▶ **RECORD EXTRACTS**:
-*-*-
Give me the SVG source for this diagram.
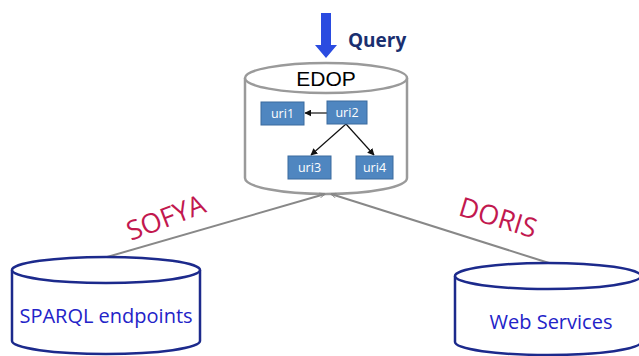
<svg xmlns="http://www.w3.org/2000/svg" width="639" height="356" viewBox="0 0 639 356">
<defs>
<style>
.cylg{fill:#fff;stroke:#9a9a9a;stroke-width:2.5}
.cylb{fill:#fff;stroke:#1c2a8c;stroke-width:2.5}
.uri rect{fill:#4f86c0;stroke:#3a6a9e;stroke-width:1}
.uri text{fill:#fff;font-family:"Open Sans","Liberation Sans",sans-serif;font-size:12.5px;text-anchor:middle}
.lbl{fill:#c2184f;font-family:"Open Sans","Liberation Sans",sans-serif;font-size:27px;text-anchor:middle}
.dbt{fill:#2323c8;font-family:"Open Sans","Liberation Sans",sans-serif;font-size:20px;text-anchor:middle}
.edge{stroke:#888;stroke-width:2;fill:none}
.iedge{stroke:#111;stroke-width:1.2;fill:none;marker-end:url(#ah)}
</style>
<marker id="ah" viewBox="0 0 10 10" refX="9" refY="5" markerWidth="7" markerHeight="7" orient="auto" markerUnits="userSpaceOnUse">
<path d="M0,0 L10,5 L0,10 z" fill="#111"/>
</marker>
<marker id="ga" viewBox="0 0 10 10" refX="9" refY="5" markerWidth="6" markerHeight="6" orient="auto" markerUnits="userSpaceOnUse">
<path d="M0,1 L10,5 L0,9" fill="none" stroke="#888" stroke-width="1.5"/>
</marker>
</defs>

<g id="query">
<path d="M321,13 H331 V45 H337 L326,58 L315,45 H321 Z" fill="#2a4be0"/>
<text x="348" y="47" fill="#1a2f70" font-family="'Open Sans','Liberation Sans',sans-serif" font-size="19" font-weight="bold">Query</text>
</g>

<g id="edop">
<path class="cylg" d="M245,78 V178 A81,16 0 0 0 407,178 V78"/>
<ellipse class="cylg" cx="326" cy="78" rx="81" ry="15"/>
<text x="326" y="86" font-family="'Liberation Sans',Arial,sans-serif" font-size="21" text-anchor="middle" fill="#000">EDOP</text>
</g>

<g id="connectors">
<line class="edge" x1="107" y1="257" x2="325" y2="194" marker-end="url(#ga)"/>
<line class="edge" x1="549" y1="263" x2="331" y2="194" marker-end="url(#ga)"/>
<line class="iedge" x1="327" y1="113" x2="305" y2="113"/>
<line class="iedge" x1="346" y1="124" x2="311" y2="155"/>
<line class="iedge" x1="346" y1="124" x2="374" y2="155"/>
</g>

<g id="uri1" class="uri"><rect x="261" y="102" width="43" height="23"/><text x="282.5" y="118">uri1</text></g>
<g id="uri2" class="uri"><rect x="327" y="101" width="40" height="23"/><text x="347" y="117">uri2</text></g>
<g id="uri3" class="uri"><rect x="288" y="156" width="43" height="23"/><text x="309.5" y="172">uri3</text></g>
<g id="uri4" class="uri"><rect x="356" y="156" width="37" height="23"/><text x="374.5" y="172">uri4</text></g>

<text class="lbl" transform="translate(166,218) rotate(-21)" y="9">SOFYA</text>
<text class="lbl" transform="translate(498,218) rotate(17)" y="9">DORIS</text>

<g id="sparql">
<path class="cylb" d="M12,270 V341 A94,13 0 0 0 200,341 V270"/>
<ellipse class="cylb" cx="106" cy="270" rx="94" ry="13"/>
<text class="dbt" x="106" y="323">SPARQL endpoints</text>
</g>

<g id="webservices">
<path class="cylb" d="M455,276 V342 A93,13 0 0 0 641,342 V276"/>
<ellipse class="cylb" cx="548" cy="276" rx="93" ry="13"/>
<text class="dbt" x="551" y="329">Web Services</text>
</g>
</svg>
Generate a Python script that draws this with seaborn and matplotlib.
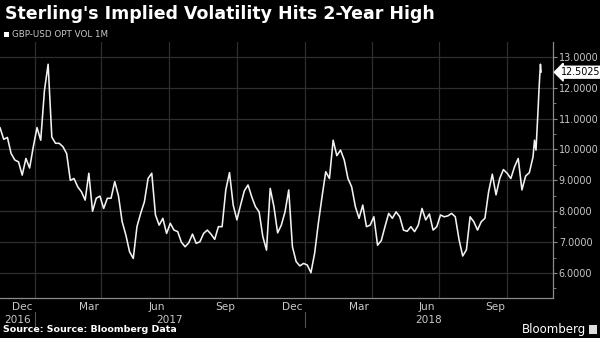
import matplotlib
matplotlib.use("Agg")
import matplotlib.pyplot as plt
import matplotlib.dates as mdates
import matplotlib.transforms as mtransforms
from matplotlib.patches import Rectangle
from matplotlib.ticker import MultipleLocator, FuncFormatter
import seaborn as sns
import pandas as pd

# ---- data -------------------------------------------------------------
series_name = "GBP-USD OPT VOL 1M"
regular_dates = pd.date_range("2016-11-15", "2018-11-05", freq="5D")
regular_vals = [
    10.71, 10.33, 10.39, 9.87, 9.66, 9.60, 9.17, 9.71, 9.40, 10.09,
    10.71, 10.30, 11.90, 12.76, 10.40, 10.20, 10.20, 10.09, 9.87, 9.00,
    9.06, 8.79, 8.63, 8.36, 9.23, 8.00, 8.42, 8.49, 8.09, 8.42,
    8.42, 8.96, 8.50, 7.66, 7.23, 6.69, 6.47, 7.50, 7.93, 8.30,
    9.06, 9.23, 7.88, 7.55, 7.77, 7.28, 7.61, 7.39, 7.34, 7.00,
    6.85, 6.98, 7.26, 6.96, 7.01, 7.28, 7.39, 7.26, 7.09, 7.50,
    7.50, 8.69, 9.25, 8.20, 7.72, 8.20, 8.66, 8.85, 8.47, 8.15,
    7.98, 7.18, 6.74, 8.74, 8.15, 7.30, 7.55, 7.98, 8.69, 6.85,
    6.37, 6.23, 6.31, 6.26, 6.01, 6.64, 7.61, 8.47, 9.28, 9.06,
    10.30, 9.80, 9.98, 9.66, 9.06, 8.79, 8.15, 7.77, 8.20, 7.50,
    7.55, 7.82, 6.90, 7.05, 7.50, 7.93, 7.77, 7.98, 7.82, 7.39,
    7.35, 7.50, 7.34, 7.55, 8.09, 7.72, 7.91, 7.39, 7.50, 7.88,
    7.82, 7.85, 7.93, 7.82, 7.09, 6.55, 6.75, 7.82, 7.66, 7.39,
    7.66, 7.77, 8.63, 9.20, 8.53, 9.06, 9.35, 9.23, 9.06, 9.44,
    9.71, 8.69, 9.14, 9.25, 9.76,
]
tail_dates = ["2018-11-07", "2018-11-09", "2018-11-12", "2018-11-13",
              "2018-11-14", "2018-11-15", "2018-11-16"]
tail_vals = [10.30, 9.98, 11.38, 11.92, 12.35, 12.76, 12.5025]
last_value = 12.5025

y_ticks = [6, 7, 8, 9, 10, 11, 12, 13]
month_labels = ["Dec", "Mar", "Jun", "Sep", "Dec", "Mar", "Jun", "Sep"]
month_label_dates = ["2016-12-15", "2017-03-15", "2017-06-15", "2017-09-15",
                     "2017-12-15", "2018-03-15", "2018-06-15", "2018-09-15"]
year_labels = ["2016", "2017", "2018"]

title = "Sterling's Implied Volatility Hits 2-Year High"
source = "Source: Source: Bloomberg Data"

df = pd.DataFrame({
    "date": list(regular_dates) + list(pd.to_datetime(tail_dates)),
    "vol": regular_vals + tail_vals,
})

# ---- style ------------------------------------------------------------
sns.set_theme(style="dark")
plt.rcParams["font.family"] = ["DejaVu Sans"]
BG = "#000000"
GRID = "#2e2e2e"
AXC = "#8a8a8a"
TXT = "#c8c8c8"

fig = plt.figure(figsize=(6.0, 3.38), dpi=100, facecolor=BG)
ax = fig.add_axes([0.0, 0.1183, 0.9217, 0.7574])
ax.set_facecolor(BG)

sns.lineplot(data=df, x="date", y="vol", ax=ax, color="#f2f2f2",
             linewidth=1.15, legend=False)

x0 = pd.Timestamp("2016-11-15")
x1 = pd.Timestamp("2018-12-02")
ax.set_xlim(x0, x1)
ax.set_ylim(5.19, 13.48)

# grid
ax.set_yticks(y_ticks)
ax.yaxis.set_minor_locator(MultipleLocator(0.5))
ax.xaxis.set_major_locator(mdates.MonthLocator())
ax.grid(False)
for yv in y_ticks:
    ax.axhline(yv, color=GRID, lw=0.9, zorder=0)
for q in pd.date_range("2017-01-01", "2018-10-01", freq="QS"):
    ax.axvline(q, color=GRID, lw=0.9, zorder=0)

# spines
for s in ["top", "left"]:
    ax.spines[s].set_visible(False)
for s in ["right", "bottom"]:
    ax.spines[s].set_visible(True)
    ax.spines[s].set_color(AXC)
    ax.spines[s].set_linewidth(0.9)

# y axis on right
ax.yaxis.tick_right()
ax.yaxis.set_major_formatter(FuncFormatter(lambda v, p: f"{v:.4f}"))
ax.tick_params(axis="y", which="major", direction="out", length=3, width=0.8,
               color=AXC, labelcolor=TXT, labelsize=6.9, pad=1.2)
ax.tick_params(axis="y", which="minor", direction="out", length=2, width=0.6,
               color=AXC)
ax.set_ylabel("")
ax.set_xlabel("")

# x axis: month tick marks, labels at mid-months
ax.tick_params(axis="x", which="major", direction="in", length=3, width=0.6,
               color=AXC, labelbottom=False)
trans = mtransforms.blended_transform_factory(ax.transData, fig.transFigure)
for lab, d in zip(month_labels, month_label_dates):
    ax.text(pd.Timestamp(d), 1 - 307 / 338, lab, transform=trans, ha="center",
            va="center", fontsize=7.6, color=TXT)
year_pos = [(x0, pd.Timestamp("2017-01-01")),
            (pd.Timestamp("2017-01-01"), pd.Timestamp("2018-01-01")),
            (pd.Timestamp("2018-01-01"), x1)]
for lab, (a, b) in zip(year_labels, year_pos):
    ax.text(a + (b - a) / 2, 1 - 320 / 338, lab, transform=trans, ha="center",
            va="center", fontsize=7.6, color=TXT)
for d in ["2017-01-01", "2018-01-01"]:
    ax.plot([pd.Timestamp(d)] * 2, [1 - 312 / 338, 1 - 327 / 338],
            transform=trans, color="#555555", lw=0.8, clip_on=False)

# last value tag
tag_trans = mtransforms.blended_transform_factory(ax.transAxes, ax.transData)
ax.text(1.0135, last_value, f"{last_value:.4f}", transform=tag_trans,
        ha="left", va="center", fontsize=6.9, color="#000000",
        bbox=dict(boxstyle="larrow,pad=0.1", fc="#ffffff", ec="#ffffff"))

# title / legend / footer
fig.text(0.008, 1 - 14 / 338, title, color="white", fontsize=12.5,
         fontweight="bold", ha="left", va="center")
fig.add_artist(Rectangle((4 / 600, 1 - 37 / 338), 5 / 600, 5 / 338,
                         transform=fig.transFigure, facecolor="white",
                         edgecolor="none"))
fig.text(12 / 600, 1 - 34.5 / 338, series_name, color=TXT, fontsize=6.3,
         ha="left", va="center")
fig.text(3 / 600, 1 - 330 / 338, source, color="white", fontsize=6.8,
         fontweight="bold", ha="left", va="center")
fig.text(586 / 600, 1 - 329 / 338, "Bloomberg", color="white", fontsize=8.5,
         ha="right", va="center")
fig.add_artist(Rectangle((589 / 600, 1 - 334 / 338), 8 / 600, 9 / 338,
                         transform=fig.transFigure, facecolor="#dddddd",
                         edgecolor="none"))

fig.savefig("out.png", dpi=100, facecolor=BG)
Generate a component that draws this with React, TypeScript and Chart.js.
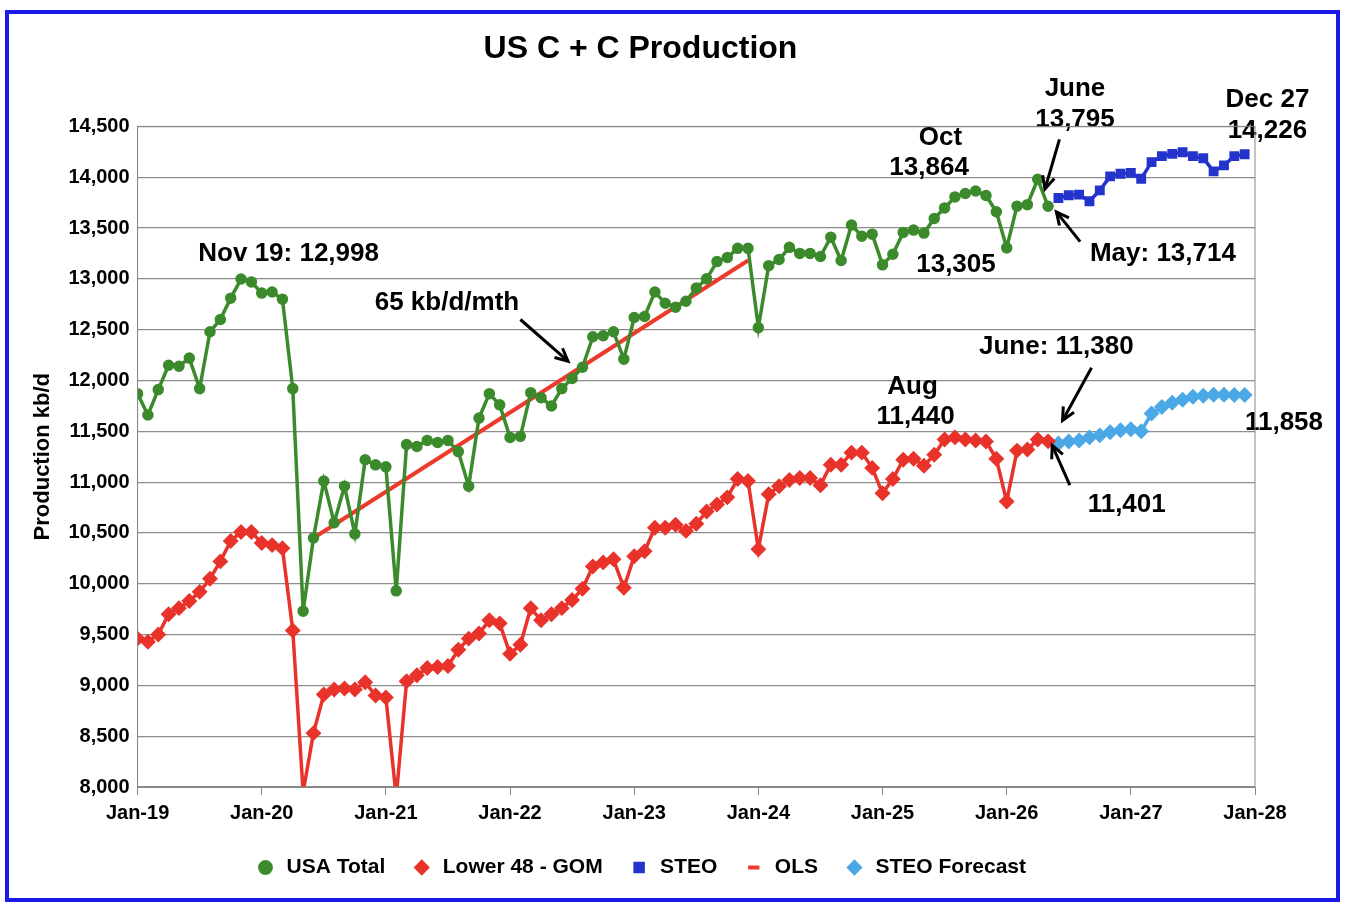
import React, { useEffect, useRef } from "react";
import { Chart, registerables } from "chart.js";
Chart.register(...registerables);

const tickLabels = ["Jan-19","Jan-20","Jan-21","Jan-22","Jan-23","Jan-24","Jan-25","Jan-26","Jan-27","Jan-28"];

// monthly from Jan-19
const usaTotal = [11870,11660,11910,12150,12140,12220,11920,12480,12600,12810,12998,12970,
12860,12870,12800,11920,9730,10450,11010,10600,10960,10490,11220,11170,
11150,9930,11370,11350,11410,11390,11410,11300,10960,11630,11870,11760,
11440,11450,11880,11830,11750,11920,12020,12130,12430,12440,12480,12210,
12620,12630,12870,12760,12720,12780,12910,13000,13170,13210,13300,13300,
12520,13130,13190,13310,13250,13250,13220,13410,13180,13530,13420,13440,
13138,13242,13457,13480,13450,13594,13698,13806,13840,13864,13820,13660,
13305,13715,13730,13980,13714];
const lower48 = [9460,9430,9500,9700,9760,9830,9920,10050,10220,10420,10510,10510,
10400,10380,10350,9540,7950,8530,8910,8960,8970,8960,9030,8900,
8880,7900,9040,9100,9170,9180,9190,9350,9460,9510,9640,9610,
9310,9400,9760,9640,9700,9760,9840,9950,10170,10210,10240,9960,
10270,10320,10550,10550,10580,10520,10590,10710,10780,10850,11030,11010,
10340,10880,10960,11020,11040,11040,10970,11170,11170,11290,11290,11140,
10890,11030,11220,11230,11160,11270,11420,11440,11420,11410,11400,11230,
10810,11310,11320,11420,11401];
// from Jun-26
const steo = [13795,13823,13829,13764,13871,14008,14034,14043,13985,14148,14207,14229,14246,14207,14187,14057,14116,14207,14226];
const steoForecast = [11380,11400,11410,11440,11460,11490,11510,11520,11500,11675,11740,11780,11810,11840,11850,11860,11860,11858,11858];
const olsMonths = [17, 59];
const olsValues = [10450, 13180];

const texts: [string, number, number][] = [
  ["Nov 19: 12,998", 14.6, 13249],
  ["65 kb/d/mth", 29.9, 12760],
  ["Oct", 77.6, 14383],
  ["13,864", 76.5, 14090],
  ["13,305", 79.1, 13141],
  ["June", 90.6, 14871],
  ["13,795", 90.6, 14568],
  ["Dec 27", 109.2, 14764],
  ["14,226", 109.2, 14461],
  ["May: 13,714", 99.1, 13249],
  ["June: 11,380", 88.8, 12330],
  ["Aug", 74.9, 11939],
  ["11,440", 75.2, 11646],
  ["11,858", 110.8, 11587],
  ["11,401", 95.6, 10776],
];
const arrows: [number, number, number, number][] = [
  [37, 12600, 41.6, 12190],
  [89.1, 14373, 87.7, 13884],
  [91.1, 13366, 88.8, 13659],
  [92.2, 12125, 89.4, 11607],
  [90.1, 10971, 88.4, 11362],
];

const pts = (vals: number[], start: number) => vals.map((v, i) => ({ x: start + i, y: v }));

const annot = {
  id: "annot",
  afterDraw(chart: any) {
    const { ctx, scales } = chart;
    const xs = scales.x, ys = scales.y;
    ctx.save();
    ctx.fillStyle = "#000";
    ctx.font = "bold 26px 'Liberation Sans', Arial, sans-serif";
    ctx.textAlign = "center";
    ctx.textBaseline = "middle";
    for (const [t, m, v] of texts) ctx.fillText(t, xs.getPixelForValue(m), ys.getPixelForValue(v));
    ctx.strokeStyle = "#000";
    ctx.lineWidth = 3;
    for (const [m1, v1, m2, v2] of arrows) {
      const x1 = xs.getPixelForValue(m1), y1 = ys.getPixelForValue(v1);
      const x2 = xs.getPixelForValue(m2), y2 = ys.getPixelForValue(v2);
      const a = Math.atan2(y2 - y1, x2 - x1);
      ctx.beginPath(); ctx.moveTo(x1, y1); ctx.lineTo(x2, y2); ctx.stroke();
      ctx.beginPath();
      ctx.moveTo(x2 - 14 * Math.cos(a - 0.45), y2 - 14 * Math.sin(a - 0.45));
      ctx.lineTo(x2, y2);
      ctx.lineTo(x2 - 14 * Math.cos(a + 0.45), y2 - 14 * Math.sin(a + 0.45));
      ctx.stroke();
    }
    const ca = chart.chartArea;
    ctx.strokeStyle = "#888"; ctx.lineWidth = 1;
    ctx.strokeRect(ca.left, ca.top, ca.right - ca.left, ca.bottom - ca.top);
    ctx.restore();
  },
};

export default function App() {
  const ref = useRef<HTMLCanvasElement>(null);
  useEffect(() => {
    const font = "'Liberation Sans', Arial, sans-serif";
    const chart = new Chart(ref.current!, {
      type: "line",
      data: {
        datasets: [
          { label: "USA Total", data: pts(usaTotal, 0), borderColor: "#3b8a2b", backgroundColor: "#3b8a2b", borderWidth: 3.5, pointStyle: "circle", pointRadius: 4, tension: 0 },
          { label: "Lower 48 - GOM", data: pts(lower48, 0), borderColor: "#e8322a", backgroundColor: "#e8322a", borderWidth: 3.5, pointStyle: "rectRot", pointRadius: 5.5, tension: 0 },
          { label: "STEO", data: pts(steo, 89), borderColor: "#2433cc", backgroundColor: "#2433cc", borderWidth: 3.5, pointStyle: "rect", pointRadius: 4.5, tension: 0 },
          { label: "OLS", data: olsMonths.map((m, i) => ({ x: m, y: olsValues[i] })), borderColor: "#ee3a2a", backgroundColor: "#ee3a2a", borderWidth: 4, pointRadius: 0, pointStyle: "line", tension: 0 },
          { label: "STEO Forecast", data: pts(steoForecast, 89), borderColor: "#4aa8e6", backgroundColor: "#4aa8e6", borderWidth: 3.5, pointStyle: "rectRot", pointRadius: 5.5, tension: 0 },
        ],
      },
      options: {
        animation: false,
        responsive: false,
        layout: { padding: { left: 17, right: 81, top: 0, bottom: 10 } },
        plugins: {
          title: { display: true, text: "US C + C Production", color: "#000", font: { family: font, size: 32, weight: "bold" }, padding: { top: 16, bottom: 58 } },
          legend: { position: "bottom", labels: { color: "#000", usePointStyle: true, boxHeight: 8, font: { family: font, size: 21, weight: "bold" }, padding: 26 } },
          tooltip: { enabled: false },
        },
        scales: {
          x: {
            type: "linear", min: 0, max: 108,
            ticks: { stepSize: 12, color: "#000", font: { family: font, size: 20, weight: "bold" }, callback: (v: any) => tickLabels[Math.round(v / 12)] ?? "", padding: 6 },
            grid: { drawOnChartArea: false, color: "#888", tickLength: 8 },
            border: { color: "#888" },
          },
          y: {
            min: 8000, max: 14500,
            ticks: { stepSize: 500, color: "#000", font: { family: font, size: 20, weight: "bold" }, callback: (v: any) => Number(v).toLocaleString("en-US"), padding: 8 },
            grid: { color: "#8c8c8c", lineWidth: 1.2, tickLength: 0 },
            border: { color: "#888" },
            title: { display: true, text: "Production kb/d", color: "#000", font: { family: font, size: 22, weight: "bold" }, padding: 4 },
          },
        },
      } as any,
      plugins: [annot],
    });
    return () => chart.destroy();
  }, []);
  return (
    <div style={{ position: "absolute", left: 5, top: 10, width: 1327, height: 884, border: "4px solid #1a1ae8", background: "#fff" }}>
      <canvas ref={ref} width={1327} height={884} style={{ display: "block" }} />
    </div>
  );
}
-*-*-
▶ **GIVEN INSTRUCTION**:
Pictures stay out: repeat exactly only the lines from the one with "Generate a Python" through the one with "import pandas as pd".

▶ **SOLUTION TO THIS PROBLEM**:
Generate a Python script that draws this with seaborn and matplotlib.
import matplotlib
matplotlib.use("Agg")
import matplotlib.pyplot as plt
import matplotlib.dates as mdates
import matplotlib.transforms as mtransforms
from matplotlib.patches import Rectangle
from matplotlib.ticker import MultipleLocator, FuncFormatter
import seaborn as sns
import pandas as pd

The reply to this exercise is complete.